Celebrating Women Special Agents: Kathleen McChesney (2012)

Special Agent Kathleen McChesney had a 24-year career with the FBI, working her way up to become special agent in charge of the Chicago Division, assistant director of the Training Division and eventually, the executive assistant director for Law Enforcement Services.


Video Transcript

Clearly there are lots of times being an FBI agent where it’s advantageous to be a woman. Sometimes just making an approach to a witness or potential witness you kind of catch them off guard and that can be a very useful thing in doing a sensitive investigation. I do remember a time when we were doing a kidnapping investigation in San Francisco and the suspect was in the Fairmont Hotel in a room. He was using stolen credit cards and so forth but we had tracked him down. And once he had returned to his room we were surveilling him from the rooms surrounding his room. We were trying to figure out a way to get him to open the door so we didn’t have to take any extreme measures. And so I went to the door as the maid, and I knocked on the door and I engaged him in conversation ‘til I convinced him and it didn’t take very long to convince him that I was the maid. I was there to do the turndown service and he opened the door and he was kind of expecting maybe something more from the turndown service, and we moved in and arrested him. He was totally caught off guard. He was not wearing much either but it worked very, very well. So there are times like that in your career that you can go into a situation where people just aren’t expecting a woman to be there.

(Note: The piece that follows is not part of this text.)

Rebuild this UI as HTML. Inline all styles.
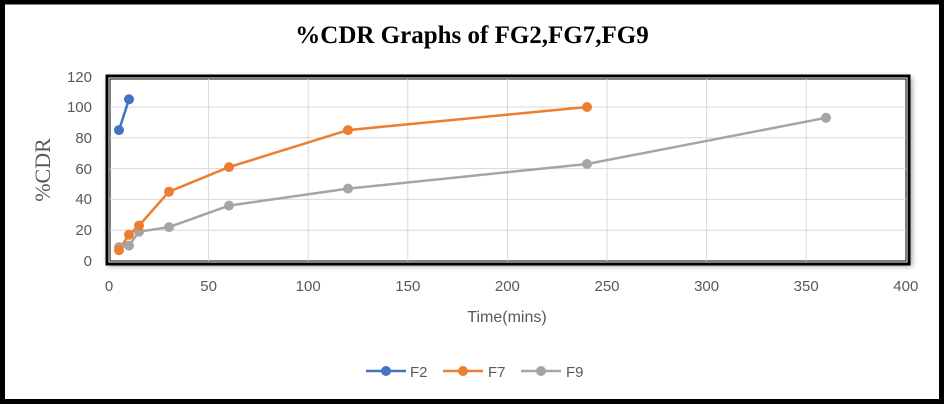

When I was in the undercover unit, however, which the undercover unit was part of FBI Headquarters Criminal Investigation Division, there was only one other woman who had come to FBI headquarters at the time that I did. So, yes I was somewhat of a novelty, a lot of people on my first day came to visit the unit to see if I looked different or had two heads or whatever. But I made a lot of wonderful friends that day just because they wanted to see what this was all about. So I was the first woman to come into that unit and work in that operation.

I was the first woman agent to be a supervisor in the Los Angeles office. I was the first to run the resident agency at Redondo Beach and one of the first women field supervisors in the country.

At the time women became first at anything, somebody always took notice. And often it was the women that took notice because we were trying to find our way and make sure that we had the opportunities that men who were agents had. And we did. It was, we competed as they did, we were expected to do the same types of work and hopefully, you know, our standards were as good as anyone else’s.

You hope that when you’re in a position whether it’s as a special agent investigator or as a first-line supervisor or even at the executive assistant director level, you hope that the kinds of things that you do in your job are good modeling experiences for everyone, man or woman. And but I do know that there’s a unique role that women play when they move up into management and more visible positions within the FBI, whether they’re a criminal profiler or SWAT team or legat or whatever it is that they’re doing or they’re doing a major case. There are people that look and observe and want to see like they do with everyone else that they’re doing not just a good job but a great job. The kind of a job that people equate with being in the FBI and what would be expected of an FBI agent.